David (Давыд Гарадзенскі, Dovydas Gardiniškis, killed in 1326) was a castellan of Grodno and one of the most famous military commanders of Gediminas, Grand Duke of Lithuania. He might have been a son of Daumantas of Pskov and great grandson of Alexander Nevsky or a son of another Lithuanian duke named Daumantas. Maciej Stryjkowski claims that David was married to one of the daughters of Gediminas. He seems to have been a middleman between the pagan Gediminas and the Christian princes of the Rurikid family and frequently led in battle the united Lithuanian–Ruthenian armies.

David is mentioned for the first time in 1314 when he helped to relieve a siege of Navahradak by the Teutonic Order. He did not engage in battle, but instead destroyed food supplies that the Order left behind. As a result, many knights died of starvation and exhaustion on their way back to Prussia. In 1319, David was in charge of 800 men who raided Prussia as far as Łyna river. However, on their way back they were attacked by the Komtur of Tapiau (present-day Gvardeysk) and lost all booty.

Four years later, he took part in the Pskovian punitive expedition to Danish Estonia. At the time, Pskov was nominally under Novgorod, which was entangled in a conflict with Tver and could not defend Pskov from the Livonian Order. In response to the looting in Ladoga and Narva provinces, David, invited by Pskov nobles, led an expedition to Danish Estonia, an ally of the Order. In March and May 1324, the Order unsuccessfully besieged his native city.
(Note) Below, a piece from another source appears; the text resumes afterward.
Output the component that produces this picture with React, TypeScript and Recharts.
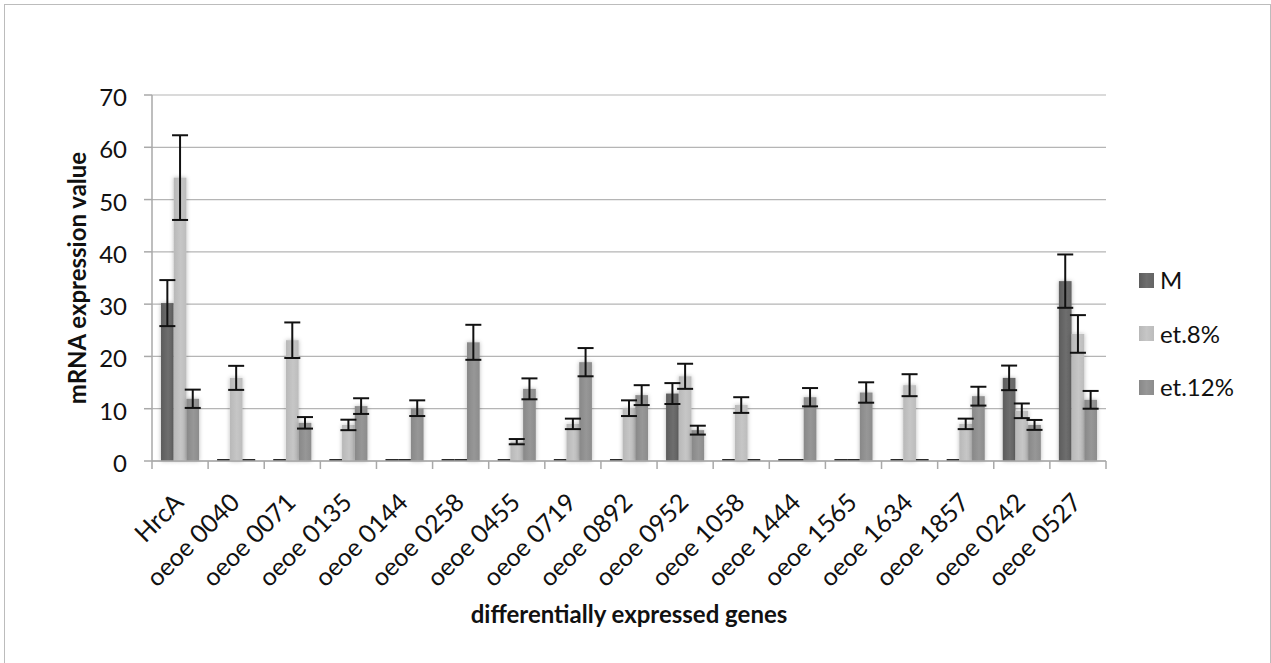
import { Bar, BarChart, CartesianGrid, ErrorBar, Label, XAxis, YAxis } from "recharts";

// Genes on the category axis
const categories = [
  "HrcA",
  "oeoe 0040",
  "oeoe 0071",
  "oeoe 0135",
  "oeoe 0144",
  "oeoe 0258",
  "oeoe 0455",
  "oeoe 0719",
  "oeoe 0892",
  "oeoe 0952",
  "oeoe 1058",
  "oeoe 1444",
  "oeoe 1565",
  "oeoe 1634",
  "oeoe 1857",
  "oeoe 0242",
  "oeoe 0527",
];

// Series values
const mValues = [30.2, 0, 0, 0, 0, 0, 0, 0, 0, 12.9, 0, 0, 0, 0, 0, 15.9, 34.4];
const mErrors = [4.4, 0, 0, 0, 0, 0, 0, 0, 0, 2.0, 0, 0, 0, 0, 0, 2.35, 5.1];

const et8Values = [54.2, 15.9, 23.1, 6.9, 0, 0, 3.7, 7.1, 10.1, 16.2, 10.7, 0, 0, 14.5, 7.1, 9.6, 24.3];
const et8Errors = [8.1, 2.3, 3.4, 1.0, 0, 0, 0.5, 1.0, 1.5, 2.4, 1.5, 0, 0, 2.1, 1.0, 1.4, 3.6];

const et12Values = [11.9, 0, 7.3, 10.5, 10.1, 22.7, 13.8, 18.9, 12.6, 5.9, 0, 12.2, 13.1, 0, 12.4, 6.9, 11.7];
const et12Errors = [1.75, 0, 1.1, 1.5, 1.5, 3.35, 2.0, 2.7, 1.9, 0.85, 0, 1.75, 1.95, 0, 1.8, 0.95, 1.7];

const yTicks = [0, 10, 20, 30, 40, 50, 60, 70];
const seriesNames = ["M", "et.8%", "et.12%"];

const FONT = "Lato, 'Open Sans', sans-serif";

const series = [
  { key: "m", err: "mErr", name: seriesNames[0], grad: "gradM", stops: ["#5c5c5c", "#6e6e6e", "#646464"] },
  { key: "et8", err: "et8Err", name: seriesNames[1], grad: "gradEt8", stops: ["#b8b8b8", "#c6c6c6", "#bcbcbc"] },
  { key: "et12", err: "et12Err", name: seriesNames[2], grad: "gradEt12", stops: ["#888888", "#979797", "#8c8c8c"] },
];

const data = categories.map((name, i) => ({
  name,
  m: mValues[i],
  mErr: mErrors[i],
  et8: et8Values[i],
  et8Err: et8Errors[i],
  et12: et12Values[i],
  et12Err: et12Errors[i],
}));

// Excel draws zero bars as a thin dark line on the baseline
function makeShape(key: string, grad: string) {
  return (p: any) => {
    const v = p.payload ? p.payload[key] : p.value;
    if (v === 0) {
      return <rect x={p.x} y={p.y + p.height - 2} width={p.width} height={2} fill="#2a2a2a" />;
    }
    return (
      <rect
        x={p.x}
        y={p.y}
        width={p.width}
        height={p.height}
        fill={`url(#${grad})`}
        filter="url(#softGlow)"
      />
    );
  };
}

function CategoryTick(props: any) {
  const { x, y, payload, index, width } = props;
  const half = payload && payload.offset ? payload.offset : width / categories.length / 2;
  const axisY = y - 10;
  const tx = x + 5;
  const ty = y + 33;
  return (
    <g>
      <line x1={x - half} x2={x - half} y1={axisY} y2={axisY + 8} stroke="#a9a9a9" strokeWidth={1.5} />
      {index === categories.length - 1 && (
        <line x1={x + half} x2={x + half} y1={axisY} y2={axisY + 8} stroke="#a9a9a9" strokeWidth={1.5} />
      )}
      <text
        x={tx}
        y={ty}
        textAnchor="end"
        transform={`rotate(-45, ${tx}, ${ty})`}
        fontFamily={FONT}
        fontSize={25}
        fill="#111"
      >
        {payload.value}
      </text>
    </g>
  );
}

function ValueTick(props: any) {
  const { x, y, payload } = props;
  return (
    <text x={x} y={y + 11} textAnchor="end" fontFamily={FONT} fontSize={24} fill="#111">
      {payload.value}
    </text>
  );
}

function LegendBox() {
  return (
    <div style={{ position: "absolute", left: 1139, top: 265, fontFamily: FONT }}>
      {series.map((s) => (
        <div
          key={s.key}
          style={{ display: "flex", alignItems: "center", height: 30, marginBottom: 23.5 }}
        >
          <span
            style={{
              display: "inline-block",
              width: 15,
              height: 15,
              background: `linear-gradient(90deg, ${s.stops[0]}, ${s.stops[1]}, ${s.stops[2]})`,
            }}
          />
          <span style={{ marginLeft: 6, fontSize: 24, lineHeight: "30px", color: "#111" }}>{s.name}</span>
        </div>
      ))}
    </div>
  );
}

export default function App() {
  return (
    <div
      style={{
        position: "absolute",
        left: 0,
        top: 0,
        width: 1271,
        height: 663,
        overflow: "hidden",
        background: "#fff",
      }}
    >
      {/* chart area frame */}
      <div
        style={{
          position: "absolute",
          left: 4,
          top: 4,
          width: 1267,
          height: 720,
          boxSizing: "border-box",
          border: "1.5px solid #bcbcbc",
        }}
      />
      <div style={{ position: "absolute", left: 0, top: 0 }}>
        <BarChart
          width={1271}
          height={663}
          data={data}
          margin={{ top: 95, right: 165, bottom: 0, left: 0 }}
          barCategoryGap={9}
          barGap={0}
          barSize={12.7}
        >
          <defs>
            {series.map((s) => (
              <linearGradient key={s.grad} id={s.grad} x1="0" y1="0" x2="1" y2="0">
                <stop offset="0%" stopColor={s.stops[0]} />
                <stop offset="55%" stopColor={s.stops[1]} />
                <stop offset="100%" stopColor={s.stops[2]} />
              </linearGradient>
            ))}
            <filter id="softGlow" x="-40%" y="-10%" width="180%" height="120%">
              <feDropShadow dx="0" dy="0" stdDeviation="2" floodColor="#000" floodOpacity="0.28" />
            </filter>
          </defs>
          <CartesianGrid vertical={false} stroke="#b5b5b5" strokeWidth={1.2} />
          <XAxis
            dataKey="name"
            height={202}
            interval={0}
            tickLine={false}
            tickSize={8}
            tickMargin={2}
            axisLine={{ stroke: "#a9a9a9", strokeWidth: 1.5 }}
            tick={(p: any) => <CategoryTick {...p} />}
          >
            <Label
              content={(p: any) => {
                const vb = p.viewBox;
                return (
                  <text
                    x={vb.x + vb.width / 2}
                    y={vb.y + 162}
                    textAnchor="middle"
                    fontFamily={FONT}
                    fontWeight="bold"
                    fontSize={24}
                    fill="#111"
                  >
                    differentially expressed genes
                  </text>
                );
              }}
            />
          </XAxis>
          <YAxis
            width={152}
            domain={[0, 70]}
            ticks={yTicks}
            interval={0}
            tickSize={8}
            tickMargin={17}
            axisLine={{ stroke: "#a9a9a9", strokeWidth: 1.5 }}
            tickLine={{ stroke: "#a9a9a9", strokeWidth: 1.5 }}
            tick={(p: any) => <ValueTick {...p} />}
          >
            <Label
              content={(p: any) => {
                const vb = p.viewBox;
                const lx = vb.x + 86;
                const ly = vb.y + vb.height / 2;
                return (
                  <text
                    x={lx}
                    y={ly}
                    textAnchor="middle"
                    transform={`rotate(-90, ${lx}, ${ly})`}
                    fontFamily={FONT}
                    fontWeight="bold"
                    fontSize={24}
                    fill="#111"
                  >
                    mRNA expression value
                  </text>
                );
              }}
            />
          </YAxis>
          {series.map((s) => (
            <Bar
              key={s.key}
              dataKey={s.key}
              name={s.name}
              fill={s.stops[1]}
              minPointSize={2}
              isAnimationActive={false}
              shape={makeShape(s.key, s.grad)}
            >
              <ErrorBar dataKey={s.err} width={8} stroke="#111" strokeWidth={2} direction="y" />
            </Bar>
          ))}
        </BarChart>
      </div>
      <LegendBox />
    </div>
  );
}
Since the end of 1324, David was based in Grodno. In November 1324, he raided the lands of Masovian dukes who were allied with the Teutonic Order. Later, they complained to the pope that David destroyed one city, 117 villages, and many churches and monasteries. In 1326, he led the Lithuanian armies on the raid on Brandenburg and on the way back he was traitorously killed by a Masovian knight.